Мы вправе сказать, что Бог сообщает свою абсолютность отношению, в которое он вступает с человеком. Человеку, обращающемуся к Богу, не требуется из-за этого отворачиваться ни от каких других Я-Ты отношений: человек несет их с собой к Нему и они преображаются «пред ликом Божьим» — очищаются и наполняются любовью.

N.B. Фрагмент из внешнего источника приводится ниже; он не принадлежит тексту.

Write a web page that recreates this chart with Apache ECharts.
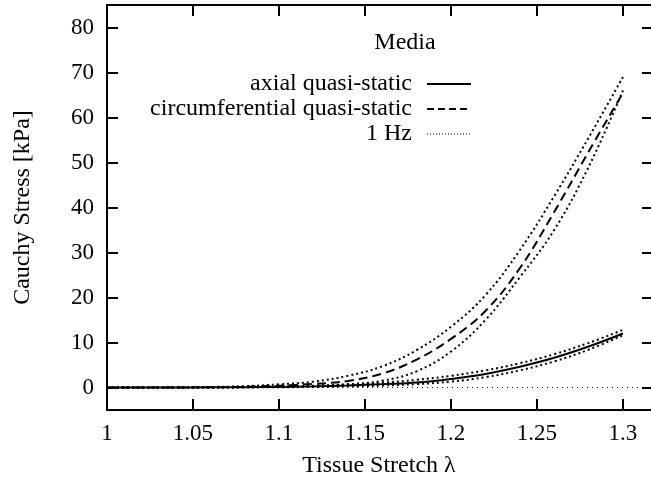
<!DOCTYPE html>
<html>
<head>
<meta charset="utf-8">
<script src="https://cdn.jsdelivr.net/npm/echarts@6/dist/echarts.min.js"></script>
<style>
  html, body { margin: 0; padding: 0; background: #fff; overflow: hidden; }
  #chart { width: 651px; height: 483px; display: block; }
</style>
</head>
<body>
<div id="chart"></div>
<script>
// stretch values (x) shared by every curve
const stretch = [1.00, 1.02, 1.04, 1.06, 1.08, 1.10, 1.12, 1.14, 1.16, 1.18, 1.20, 1.22, 1.24, 1.26, 1.28, 1.30];

// media, quasi-static
const axialQS = [0, 0, 0.01, 0.03, 0.07, 0.13, 0.25, 0.45, 0.75, 1.1, 1.9, 3.0, 4.6, 6.6, 9.1, 12.0];
const circQS = [0, 0, 0.02, 0.05, 0.15, 0.4, 0.8, 1.45, 3.1, 6.2, 10.8, 17.0, 26.5, 39.0, 52.4, 65.5];

// media, 1 Hz (upper / lower curves around each quasi-static one)
const axial1HzUp = [0, 0, 0.02, 0.05, 0.1, 0.2, 0.4, 0.7, 1.1, 1.7, 2.6, 3.8, 5.4, 7.4, 9.9, 12.8];
const axial1HzLo = [0, 0, 0, 0.01, 0.03, 0.05, 0.12, 0.25, 0.45, 0.75, 1.3, 2.3, 3.8, 5.8, 8.4, 11.6];
const circ1HzUp = [0, 0.02, 0.05, 0.12, 0.3, 0.7, 1.3, 2.6, 4.7, 8.3, 13.5, 20.5, 30.5, 42.5, 55.5, 69.0];
const circ1HzLo = [0, 0, 0, 0.02, 0.05, 0.15, 0.35, 0.7, 1.5, 3.6, 8.0, 15.0, 24.5, 35.0, 49.0, 66.0];

// ticks
const xTicks = [1, 1.05, 1.1, 1.15, 1.2, 1.25, 1.3];
const yTicks = [0, 10, 20, 30, 40, 50, 60, 70, 80];

const font = 'Liberation Serif, Times New Roman, serif';
const xMax = 1.3163; // plot runs off the right edge of the picture

function pts(ys) {
  return stretch.map((x, i) => [x, ys[i]]);
}

function curve(name, ys, style) {
  return {
    name: name,
    type: 'line',
    data: pts(ys),
    smooth: 0.4,
    symbol: 'none',
    silent: true,
    lineStyle: Object.assign({ color: '#000' }, style),
    itemStyle: { color: '#000' }
  };
}

const solid = { width: 2, type: 'solid' };
const dashed = { width: 2, type: [9, 5] };
const dotted = { width: 2, type: [2, 3] };

function ticks(values, len) {
  return { show: true, customValues: values, inside: true, length: len, lineStyle: { color: '#000', width: 2 } };
}
function frame() {
  return { show: true, onZero: false, lineStyle: { color: '#000', width: 2 } };
}
const noPointer = { show: false };

let chart = echarts.init(document.getElementById('chart'));
chart.setOption({
  animation: false,
  backgroundColor: '#fff',
  textStyle: { fontFamily: font },
  tooltip: { show: false },
  axisPointer: { show: false },
  grid: { left: 107, right: 0, top: 5, bottom: 73 },
  graphic: [{
    type: 'text',
    x: 405, y: 43,
    silent: true,
    style: { text: 'Media', fontFamily: font, fontSize: 24, fill: '#000', textAlign: 'center', textVerticalAlign: 'middle' }
  }],
  legend: {
    orient: 'vertical',
    align: 'right',
    right: 179,
    top: 72,
    padding: 0,
    itemGap: 1,
    itemWidth: 44,
    itemHeight: 14,
    selectedMode: false,
    itemStyle: { opacity: 0 },
    textStyle: { fontFamily: font, fontSize: 24, color: '#000', padding: [0, 10, 0, 0] },
    data: [
      { name: 'axial quasi-static' },
      { name: 'circumferential quasi-static', lineStyle: { width: 2, type: [7, 4] } },
      { name: '1 Hz', lineStyle: { width: 1, type: [1, 2] } }
    ]
  },
  xAxis: [{
    type: 'value',
    min: 1, max: xMax,
    name: 'Tissue Stretch λ',
    nameLocation: 'middle',
    nameGap: 44,
    nameTextStyle: { fontFamily: font, fontSize: 24, color: '#000' },
    axisPointer: noPointer,
    axisLine: frame(),
    axisTick: ticks(xTicks, 11),
    axisLabel: { customValues: xTicks, margin: 12, fontFamily: font, fontSize: 23, color: '#000', formatter: v => String(+v.toFixed(2)) },
    splitLine: { show: false }
  }, {
    type: 'value',
    position: 'top',
    min: 1, max: xMax,
    axisPointer: noPointer,
    axisLine: frame(),
    axisTick: ticks(xTicks, 11),
    axisLabel: { show: false },
    splitLine: { show: false }
  }],
  yAxis: [{
    type: 'value',
    min: -5, max: 85,
    name: 'Cauchy Stress [kPa]',
    nameLocation: 'middle',
    nameGap: 72,
    nameTextStyle: { fontFamily: font, fontSize: 24, color: '#000' },
    axisPointer: noPointer,
    axisLine: frame(),
    axisTick: ticks(yTicks, 11),
    axisLabel: { customValues: yTicks, margin: 13, fontFamily: font, fontSize: 23, color: '#000' },
    splitLine: { show: false }
  }, {
    type: 'value',
    position: 'right',
    min: -5, max: 85,
    axisPointer: noPointer,
    axisLine: { show: false, onZero: false },
    axisTick: ticks(yTicks, 9),
    axisLabel: { show: false },
    splitLine: { show: false }
  }],
  series: [
    Object.assign(curve('zero', [0, 0], { width: 1, type: [1, 4] }), {
      data: [[1, 0], [xMax, 0]], smooth: false
    }),
    curve('axial quasi-static', axialQS, solid),
    curve('circumferential quasi-static', circQS, dashed),
    curve('1 Hz', axial1HzUp, dotted),
    curve('1 Hz', axial1HzLo, dotted),
    curve('1 Hz', circ1HzUp, dotted),
    curve('1 Hz', circ1HzLo, dotted)
  ]
});
</script>
</body>
</html>
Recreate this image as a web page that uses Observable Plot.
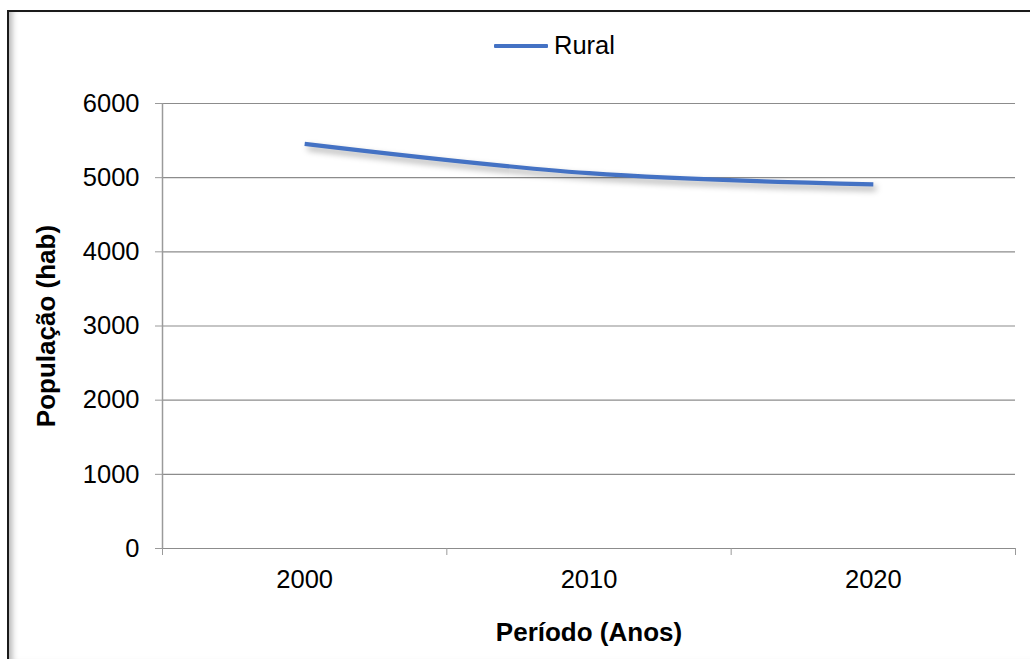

Нужно, однако, следить за тем, чтобы беседа с Богом, беседа, о которой мне приходилось говорить в этой книге и почти во всех последующих, не была понята как нечто происходящее только в стороне от повседневности или над нею. Речь Бога к людям пронизывает всё, что происходит в жизни каждого из нас, и все, что происходит в мире вокруг нас, как биографическое, так и историческое, и в силу этого становится ощутимым и действенным в тебе, и во мне меня указанием и требованием. Событие за событием, ситуация за ситуацией обретают, благодаря этому обращению свыше, право требовать от человеческой личности, чтобы она выстояла и приняла решение. Очень часто мы считаем, что нам нечего услышать, а на самом деле давно уже залили себе уши воском.
Существование взаимности между Богом и человеком недоказуемо, как недоказуемо существование Бога. Но тот, кто все же отваживается говорить о ней, свидетельствует и взывает к свидетельству Того, к Кому обращена его речь, — свидетельству нынешнему или будущему.